Las heridas, aunque reiteradas una y otra vez, y por largo tiempo, no pudieron, con toda su crueldad, superar su fe inquebrantable, por más que, abiertas sus entrañas, los tormentos recaían no ya en los miembros, sino en las mismas heridas de aquellos siervos de Dios. Manaba la sangre que había de extinguir el incendio de la persecución, que había de amortecer las llamas y el fuego del infierno. ¡Qué espectáculo a los ojos del Señor, cuán sublime, cuán grande, cuán aceptable a la presencia de Dios, que veía la entrega y la fidelidad de su soldado al juramento prestado, tal como está escrito en los salmos, en los que nos amonesta el Espíritu Santo, diciendo: Es valiosa a los ojos del Señor la muerte de sus fieles! Es valiosa una muerte semejante, que compra la inmortalidad al precio de su sangre, que recibe la corona de mano de Dios, después de haber dado la máxima prueba de fortaleza.
Con qué alegría estuvo allí Cristo, cuán de buena gana luchó y venció en aquellos siervos suyos, como protector de su fe, y dando a los que en él confiaban tanto cuanto cada uno confiaba en recibir. Estuvo presente en su combate, sostuvo, fortaleció, animó a los que combatían por defender el honor de su nombre. Y el que por nosotros venció a la muerte de una vez para siempre continúa venciendo en nosotros.

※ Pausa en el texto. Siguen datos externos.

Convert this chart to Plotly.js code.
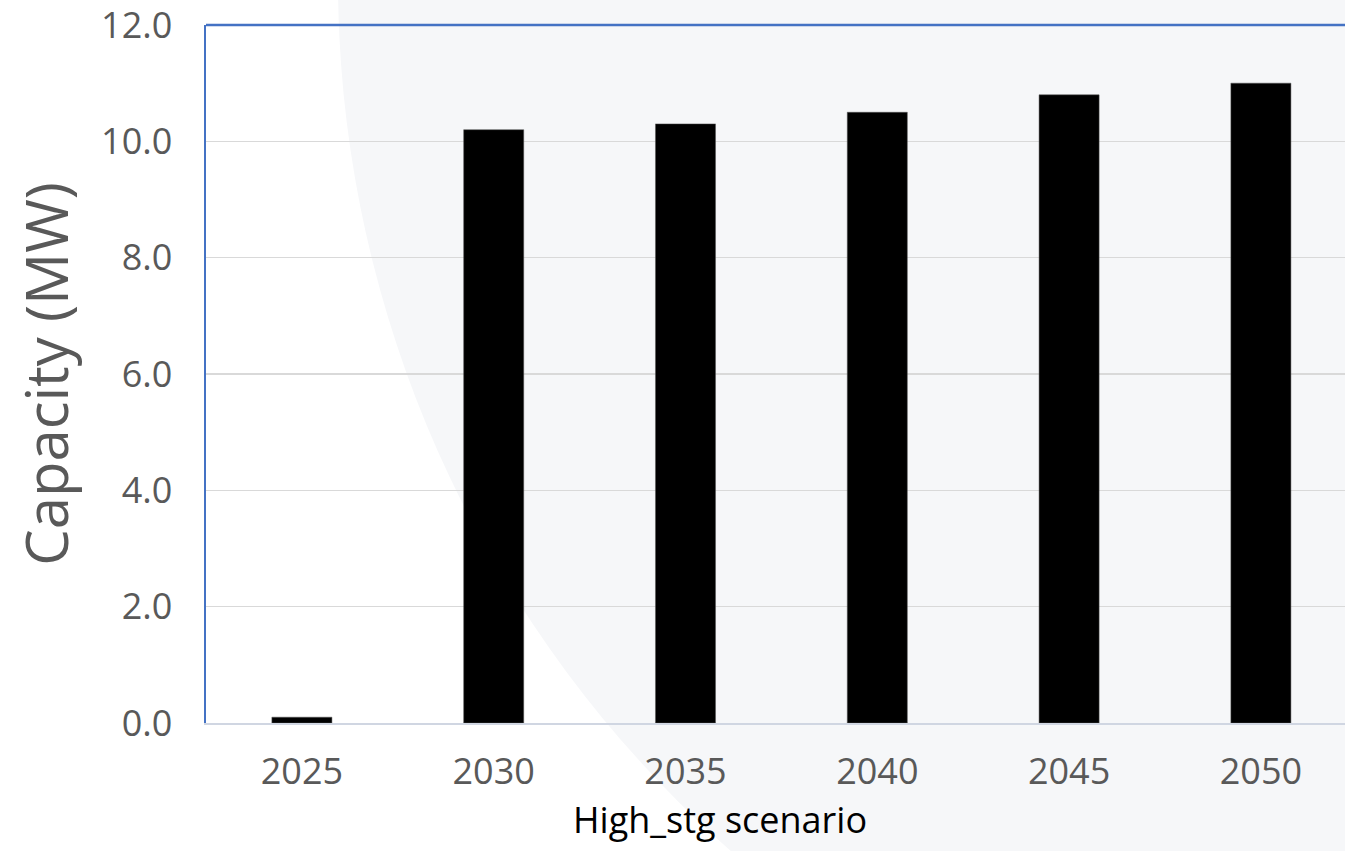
<!DOCTYPE html>
<html>
<head>
<meta charset="utf-8">
<script src="https://cdn.plot.ly/plotly-3.0.1.min.js"></script>
<style>html,body{margin:0;padding:0;overflow:hidden;background:#fff;}</style>
</head>
<body>
<div id="chart" style="width:1345px;height:851px;"></div>
<script>
const years = ['2025', '2030', '2035', '2040', '2045', '2050'];
const capacity = [0.1, 10.2, 10.3, 10.5, 10.8, 11.0];
const yTicks = [0, 2, 4, 6, 8, 10, 12];
const yTickLabels = ['0.0', '2.0', '4.0', '6.0', '8.0', '10.0', '12.0'];
const xTitle = 'High_stg scenario';
const yTitle = 'Capacity (MW)';

const W = 1345, H = 851;
const mL = 206, mT = 25, mB = 128, mR = 0;
const plotW = W - mL - mR, plotH = H - mT - mB;
// decorative background circle (pixels -> paper)
const cx = 1500, cy = -20, r = 1162;
const px2x = p => (p - mL) / plotW;
const py2y = p => (H - mB - p) / plotH;

const data = [{
  type: 'bar',
  x: years,
  y: capacity,
  marker: {color: '#000000', line: {color: '#555555', width: 0.5}},
  hoverinfo: 'x+y'
}];

const layout = {
  width: W, height: H,
  margin: {l: mL, r: mR, t: mT, b: mB, pad: 0},
  paper_bgcolor: '#ffffff',
  plot_bgcolor: 'rgba(0,0,0,0)',
  showlegend: false,
  bargap: 0.687,
  font: {family: 'Open Sans, sans-serif', color: '#595959'},
  xaxis: {
    type: 'category',
    range: [-0.5, -0.5 + plotW / 191.8],
    showgrid: false,
    zeroline: false,
    showline: true,
    linecolor: '#d0d6e2',
    linewidth: 2,
    ticks: '',
    ticklabelstandoff: 16,
    tickfont: {size: 36, color: '#595959', family: 'Open Sans, sans-serif'}
  },
  yaxis: {
    range: [0, 12],
    tickvals: yTicks,
    ticktext: yTickLabels,
    ticklabeloverflow: 'allow',
    showgrid: true,
    gridcolor: '#d9d9d9',
    gridwidth: 1.5,
    zeroline: false,
    showline: true,
    linecolor: '#4472c4',
    linewidth: 2.5,
    ticks: '',
    ticklabelstandoff: 24,
    tickfont: {size: 36, color: '#595959', family: 'Open Sans, sans-serif'},
    title: {text: yTitle, font: {size: 58, color: '#595959', family: 'Open Sans, sans-serif'}, standoff: 14}
  },
  annotations: [
    {text: xTitle, xref: 'paper', yref: 'paper', x: px2x(720), y: py2y(819),
     xanchor: 'center', yanchor: 'middle', showarrow: false,
     font: {size: 36, color: '#000000', family: 'Open Sans, sans-serif'}}
  ],
  shapes: [
    {type: 'circle', xref: 'paper', yref: 'paper', layer: 'below',
     x0: px2x(cx - r), x1: px2x(cx + r), y0: py2y(cy + r), y1: py2y(cy - r),
     fillcolor: '#f6f7f9', line: {width: 0}},
    {type: 'line', xref: 'paper', yref: 'paper', x0: 0, x1: 1, y0: 1, y1: 1,
     line: {color: '#4472c4', width: 2.5}}
  ]
};

Plotly.newPlot('chart', data, layout, {displayModeBar: false, staticPlot: true});
</script>
</body>
</html>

Dichosa Iglesia nuestra, a la que Dios se digna honrar con semejante esplendor, ilustre en nuestro tiempo por la sangre gloriosa de los mártires. Antes era blanca por las obras de los hermanos; ahora se ha vuelto roja por la sangre de los mártires. Entre sus flores no faltan ni los lirios ni las rosas. Que cada uno de nosotros se esfuerce ahora por alcanzar el honor de una y otra altísima dignidad, para recibir así las coronas blancas de las buenas obras o las rojas del martirio.